Start of Supplied data
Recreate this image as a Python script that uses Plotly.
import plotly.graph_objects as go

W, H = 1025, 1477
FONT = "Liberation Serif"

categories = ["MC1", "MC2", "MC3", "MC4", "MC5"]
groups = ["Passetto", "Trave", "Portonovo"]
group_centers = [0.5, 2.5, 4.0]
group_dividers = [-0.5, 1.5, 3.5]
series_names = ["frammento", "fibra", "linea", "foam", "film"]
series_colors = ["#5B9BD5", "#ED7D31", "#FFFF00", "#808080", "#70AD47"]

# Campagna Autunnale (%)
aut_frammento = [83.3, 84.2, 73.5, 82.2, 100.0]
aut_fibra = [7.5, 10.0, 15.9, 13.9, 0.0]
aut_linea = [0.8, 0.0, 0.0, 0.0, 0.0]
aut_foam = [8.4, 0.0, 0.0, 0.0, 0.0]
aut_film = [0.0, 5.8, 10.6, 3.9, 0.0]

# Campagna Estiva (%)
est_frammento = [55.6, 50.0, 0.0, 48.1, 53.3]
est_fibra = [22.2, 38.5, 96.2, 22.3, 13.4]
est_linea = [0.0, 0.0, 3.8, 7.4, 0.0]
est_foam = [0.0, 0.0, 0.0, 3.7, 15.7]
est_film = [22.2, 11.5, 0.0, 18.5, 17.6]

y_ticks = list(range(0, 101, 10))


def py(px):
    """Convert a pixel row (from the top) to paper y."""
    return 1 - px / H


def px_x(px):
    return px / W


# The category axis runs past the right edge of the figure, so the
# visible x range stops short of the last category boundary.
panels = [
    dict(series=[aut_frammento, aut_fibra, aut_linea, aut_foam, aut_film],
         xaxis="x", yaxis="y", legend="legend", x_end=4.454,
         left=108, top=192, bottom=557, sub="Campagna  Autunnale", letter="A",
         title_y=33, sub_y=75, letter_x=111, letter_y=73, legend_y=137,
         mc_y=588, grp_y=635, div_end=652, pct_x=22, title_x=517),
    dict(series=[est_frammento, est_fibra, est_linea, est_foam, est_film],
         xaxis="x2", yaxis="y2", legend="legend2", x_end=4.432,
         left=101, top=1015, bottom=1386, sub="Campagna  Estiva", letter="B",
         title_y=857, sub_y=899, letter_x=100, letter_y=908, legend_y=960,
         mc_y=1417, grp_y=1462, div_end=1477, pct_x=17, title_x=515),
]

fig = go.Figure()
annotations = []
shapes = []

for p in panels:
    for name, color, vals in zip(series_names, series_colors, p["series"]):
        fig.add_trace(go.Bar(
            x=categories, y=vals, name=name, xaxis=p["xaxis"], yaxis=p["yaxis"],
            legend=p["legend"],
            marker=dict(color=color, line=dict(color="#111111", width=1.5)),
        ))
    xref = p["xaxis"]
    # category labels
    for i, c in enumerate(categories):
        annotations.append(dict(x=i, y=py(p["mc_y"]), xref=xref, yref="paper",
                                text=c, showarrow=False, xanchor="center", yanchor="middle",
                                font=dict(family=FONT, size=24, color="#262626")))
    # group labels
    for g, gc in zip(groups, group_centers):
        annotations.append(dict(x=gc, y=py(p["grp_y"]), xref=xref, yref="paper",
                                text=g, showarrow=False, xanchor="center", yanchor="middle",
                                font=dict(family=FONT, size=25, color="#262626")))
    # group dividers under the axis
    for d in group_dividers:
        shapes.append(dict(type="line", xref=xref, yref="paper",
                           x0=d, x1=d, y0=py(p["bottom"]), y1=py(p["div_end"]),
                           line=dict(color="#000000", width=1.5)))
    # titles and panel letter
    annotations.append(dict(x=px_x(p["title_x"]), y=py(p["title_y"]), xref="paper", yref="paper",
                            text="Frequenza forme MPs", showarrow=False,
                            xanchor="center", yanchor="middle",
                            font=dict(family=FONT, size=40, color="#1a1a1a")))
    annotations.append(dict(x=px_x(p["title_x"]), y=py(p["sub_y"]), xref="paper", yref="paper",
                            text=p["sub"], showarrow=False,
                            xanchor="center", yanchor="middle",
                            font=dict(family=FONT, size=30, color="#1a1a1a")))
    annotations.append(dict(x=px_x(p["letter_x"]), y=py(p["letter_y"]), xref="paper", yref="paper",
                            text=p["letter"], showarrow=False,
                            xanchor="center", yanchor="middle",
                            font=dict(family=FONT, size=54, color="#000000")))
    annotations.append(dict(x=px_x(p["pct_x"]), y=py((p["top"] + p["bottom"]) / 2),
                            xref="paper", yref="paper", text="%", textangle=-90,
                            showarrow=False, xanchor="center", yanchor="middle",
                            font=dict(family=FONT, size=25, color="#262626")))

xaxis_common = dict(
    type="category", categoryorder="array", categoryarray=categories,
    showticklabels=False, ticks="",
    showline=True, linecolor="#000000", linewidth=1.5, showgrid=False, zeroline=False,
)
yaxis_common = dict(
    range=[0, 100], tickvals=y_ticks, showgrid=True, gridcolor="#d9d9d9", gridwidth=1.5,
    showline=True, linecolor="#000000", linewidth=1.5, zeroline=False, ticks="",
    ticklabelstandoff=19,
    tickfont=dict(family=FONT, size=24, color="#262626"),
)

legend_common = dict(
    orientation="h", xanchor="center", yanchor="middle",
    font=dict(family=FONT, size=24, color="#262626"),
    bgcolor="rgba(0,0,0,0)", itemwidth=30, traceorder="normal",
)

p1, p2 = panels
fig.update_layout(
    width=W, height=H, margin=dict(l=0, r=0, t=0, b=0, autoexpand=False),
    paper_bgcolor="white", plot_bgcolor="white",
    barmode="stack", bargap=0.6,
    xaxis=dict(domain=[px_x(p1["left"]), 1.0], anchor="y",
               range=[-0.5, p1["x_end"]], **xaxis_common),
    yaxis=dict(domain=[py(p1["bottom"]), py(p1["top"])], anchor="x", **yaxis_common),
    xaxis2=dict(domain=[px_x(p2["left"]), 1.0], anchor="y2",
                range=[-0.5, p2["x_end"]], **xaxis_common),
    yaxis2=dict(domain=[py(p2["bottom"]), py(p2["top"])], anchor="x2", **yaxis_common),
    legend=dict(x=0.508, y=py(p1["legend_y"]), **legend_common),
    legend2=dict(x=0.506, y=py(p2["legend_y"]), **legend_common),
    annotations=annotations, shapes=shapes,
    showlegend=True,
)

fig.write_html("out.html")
End of Supplied data
» **Aim**:
Please print exactly what appears from the first line of the data through the line with "aut_film = [0.0, 5.8, 10.6, 3.9, 0.0]", including both of those lines and nothing past them.

» **Result**:
Recreate this image as a Python script that uses Plotly.
import plotly.graph_objects as go

W, H = 1025, 1477
FONT = "Liberation Serif"

categories = ["MC1", "MC2", "MC3", "MC4", "MC5"]
groups = ["Passetto", "Trave", "Portonovo"]
group_centers = [0.5, 2.5, 4.0]
group_dividers = [-0.5, 1.5, 3.5]
series_names = ["frammento", "fibra", "linea", "foam", "film"]
series_colors = ["#5B9BD5", "#ED7D31", "#FFFF00", "#808080", "#70AD47"]

# Campagna Autunnale (%)
aut_frammento = [83.3, 84.2, 73.5, 82.2, 100.0]
aut_fibra = [7.5, 10.0, 15.9, 13.9, 0.0]
aut_linea = [0.8, 0.0, 0.0, 0.0, 0.0]
aut_foam = [8.4, 0.0, 0.0, 0.0, 0.0]
aut_film = [0.0, 5.8, 10.6, 3.9, 0.0]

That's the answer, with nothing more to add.